原来异性同学患了潜在的重疾,亲属刻意隐瞒,他却早已心下明白,只是配合着不说,每日乐呵呵的,听从医生诊治。这一日和家人告了假,和我们小聚。只是念着昨日的好,又思量自己去日已近,酒桌之上便有些贪杯,众人皆阻拦不住。大家怕冷了场面,遂插科打诨,他也随着大笑,一双筷子敲打碗沿,噼啪之声清脆悦耳。
拍照,合影,被他用一只手臂搂紧,他说,你可知,上学时候,我还给你写了好几封情书呢,却始终没敢拿出来。现在想想,真他奶奶滴胆小 鬼一个。
他说,你那时候文文静静的样子,就坐在我的前桌,短发飘扬,个子瘦小,还写得一手好文章。我就常常看着你的背影发呆,整整有一个假期,我都为你魂不守舍的。
后来呢?后来?后来我们就毕业了啊!我知道你参加了工作,曾经去你那里很多次,就站在离收银台不远的地方看着你。
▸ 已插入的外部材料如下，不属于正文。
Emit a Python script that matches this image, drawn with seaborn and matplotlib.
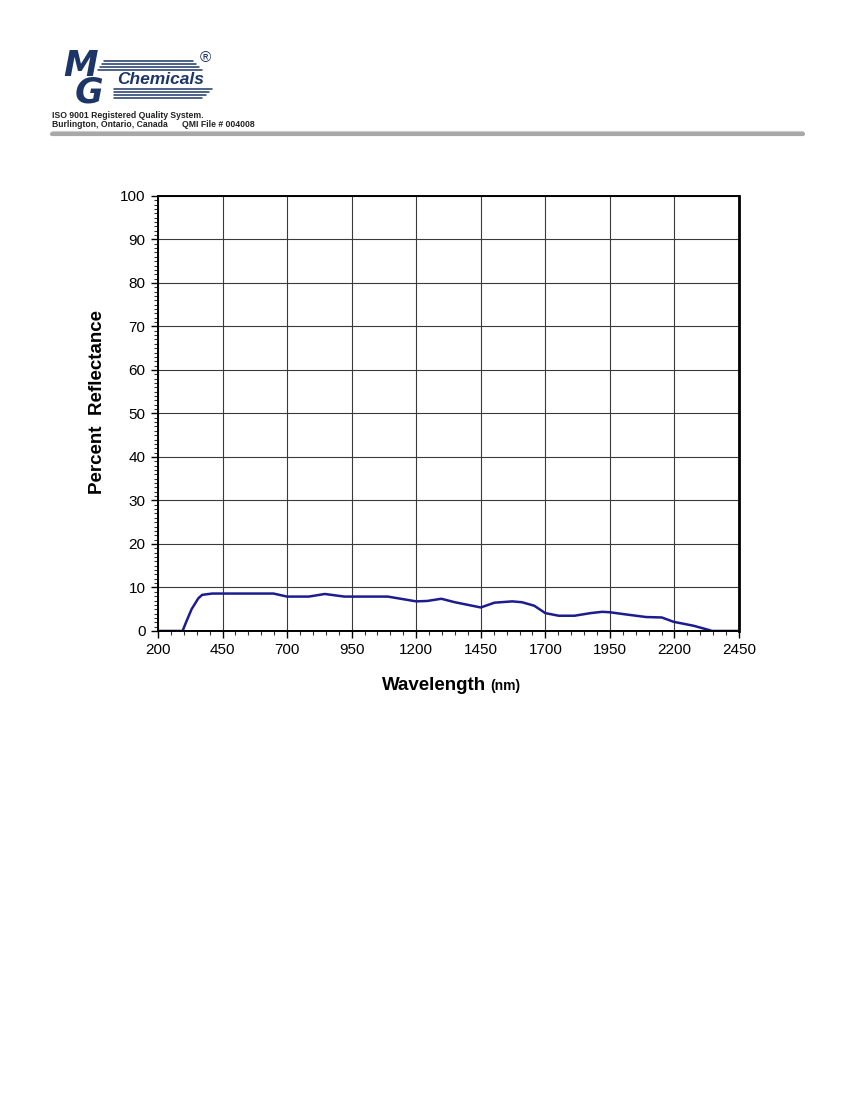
import numpy as np
import pandas as pd
import matplotlib
matplotlib.use('Agg')
import matplotlib.pyplot as plt
from matplotlib.lines import Line2D
from matplotlib.ticker import MultipleLocator
import seaborn as sns

wavelength = [200, 250, 295, 310, 330, 356, 371, 410, 450, 550, 647, 700, 784, 846, 922,
              1000, 1090, 1150, 1200, 1243, 1297, 1350, 1400, 1450, 1503, 1572, 1610,
              1657, 1700, 1752, 1813, 1875, 1920, 1950, 2012, 2090, 2151, 2197, 2274,
              2335, 2345, 2400, 2450]
reflectance = [0.0, 0.0, 0.0, 2.2, 5.0, 7.5, 8.3, 8.6, 8.6, 8.6, 8.6, 7.9, 7.9, 8.5, 7.9,
               7.9, 7.9, 7.3, 6.8, 6.9, 7.4, 6.6, 6.0, 5.4, 6.5, 6.8, 6.6,
               5.8, 4.1, 3.5, 3.5, 4.1, 4.4, 4.3, 3.8, 3.2, 3.1, 2.1, 1.2,
               0.2, 0.0, 0.0, 0.0]
x_ticks = [200, 450, 700, 950, 1200, 1450, 1700, 1950, 2200, 2450]
y_ticks = [0, 10, 20, 30, 40, 50, 60, 70, 80, 90, 100]

df = pd.DataFrame({'wl': wavelength, 'r': reflectance})

sns.set_style('white')
plt.rcParams['font.family'] = ['Liberation Sans', 'DejaVu Sans']

fig = plt.figure(figsize=(8.5, 11), dpi=100)
ax = fig.add_axes([0.1859, 0.4264, 0.6835, 0.3955])

sns.lineplot(data=df, x='wl', y='r', ax=ax, color='#1c1c8f', linewidth=1.8)

ax.set_xlim(200, 2450)
ax.set_ylim(0, 100)
ax.set_xticks(x_ticks)
ax.set_yticks(y_ticks)
ax.xaxis.set_minor_locator(MultipleLocator(50))
ax.yaxis.set_minor_locator(MultipleLocator(1))
ax.tick_params(axis='both', which='both', bottom=True, left=True, top=False, right=False)
ax.tick_params(axis='both', which='major', direction='out', length=5, width=1,
               labelsize=11, color='black', labelcolor='black', pad=4)
ax.tick_params(axis='both', which='minor', direction='out', length=3, width=0.8,
               color='#333333')
ax.grid(True, which='major', color='#3a3a3a', linewidth=0.8)
for s in ax.spines.values():
    s.set_color('black')
    s.set_linewidth(1.4)
ax.spines['right'].set_linewidth(2)

ax.set_ylabel('')
ax.set_xlabel('')
fig.text(97 / 850, 1 - 402 / 1100, 'Percent  Reflectance', fontsize=13.5, fontweight='bold',
         rotation=90, ha='center', va='center', color='black')
fig.text(486 / 850, 1 - 685 / 1100, 'Wavelength', fontsize=13.5, fontweight='bold',
         ha='right', va='center', color='black')
fig.text(490 / 850, 1 - 686 / 1100, '(nm)', fontsize=10, fontweight='bold',
         ha='left', va='center', color='black')

# naglowek z logo
navy = '#1d3567'
fig.text(63 / 850, 1 - 79 / 1100, 'M\n G', fontsize=25, fontweight='bold', style='italic',
         color=navy, ha='left', va='center', family='DejaVu Sans', linespacing=0.72,
         multialignment='left')
fig.text(117 / 850, 1 - 80 / 1100, 'Chemicals', fontsize=12.5, fontweight='bold', style='italic',
         color=navy, ha='left', va='center')
for yy, x0, x1 in [(61, 104, 193), (64, 102, 196), (67, 100, 199), (70, 98, 202),
                   (89, 114, 212), (92, 114, 209), (95, 114, 206), (98, 114, 202)]:
    fig.add_artist(Line2D([x0 / 850, x1 / 850], [1 - yy / 1100, 1 - yy / 1100],
                          color=navy, linewidth=1.1))
fig.text(205 / 850, 1 - 58 / 1100, '®', fontsize=11, color=navy, ha='center', va='center')
fig.text(52 / 850, 1 - 115.5 / 1100, 'ISO 9001 Registered Quality System.', fontsize=6.2,
         fontweight='bold', color='#222222', ha='left', va='center')
fig.text(52 / 850, 1 - 124.5 / 1100, 'Burlington, Ontario, Canada      QMI File # 004008',
         fontsize=6.2, fontweight='bold', color='#222222', ha='left', va='center')
fig.add_artist(Line2D([52 / 850, 803 / 850], [1 - 131 / 1100, 1 - 131 / 1100],
                      color='#d0d0d0', linewidth=0.8))
fig.add_artist(Line2D([52 / 850, 803 / 850], [1 - 134 / 1100, 1 - 134 / 1100],
                      color='#a8a8a8', linewidth=3))

fig.savefig('out.png', dpi=100)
你或者低头,或者微笑,还是文静的样子,始终没有改变。
那你为何不告诉我?他笑而不语。我忽然忆起那个时候,已经有一个男子陪伴在我身边,下雨会等在我的门前,刮风会给我备了外套。却不知,还有这样一个人,藏在暗处,悄悄路过了我的芳华。
散了时,大家提议一起走着回去。相互挽着臂膀,在雪地上踢踢踏踏地向前。和他走在一起,他伸出手掌圈住我的手指,没有拒绝,任他握着。夜晚的风很急很冷,我的手在他的掌心里慢慢沁出露水来。
夜里给他发信息,只问安好。他迅即电话过来,笑着和我唠家常。挂断电话之前,他沉默了一会儿,说,老同学,不许你伤心啊,我早已看淡了生与死。只是这一刻,我必须低下头来,和这个世界讲和。
我忽然就笑了。是啊,某些时候,我们需要这样,和这个世界一起坐下来聊聊,说说掏心窝子的话。不是我们过于单薄脆弱,而是这个世界上还有很多人组成了我们生命中一点一滴的温暖,在所有的爱面前,我们愿谦卑地低下头来,请你放过。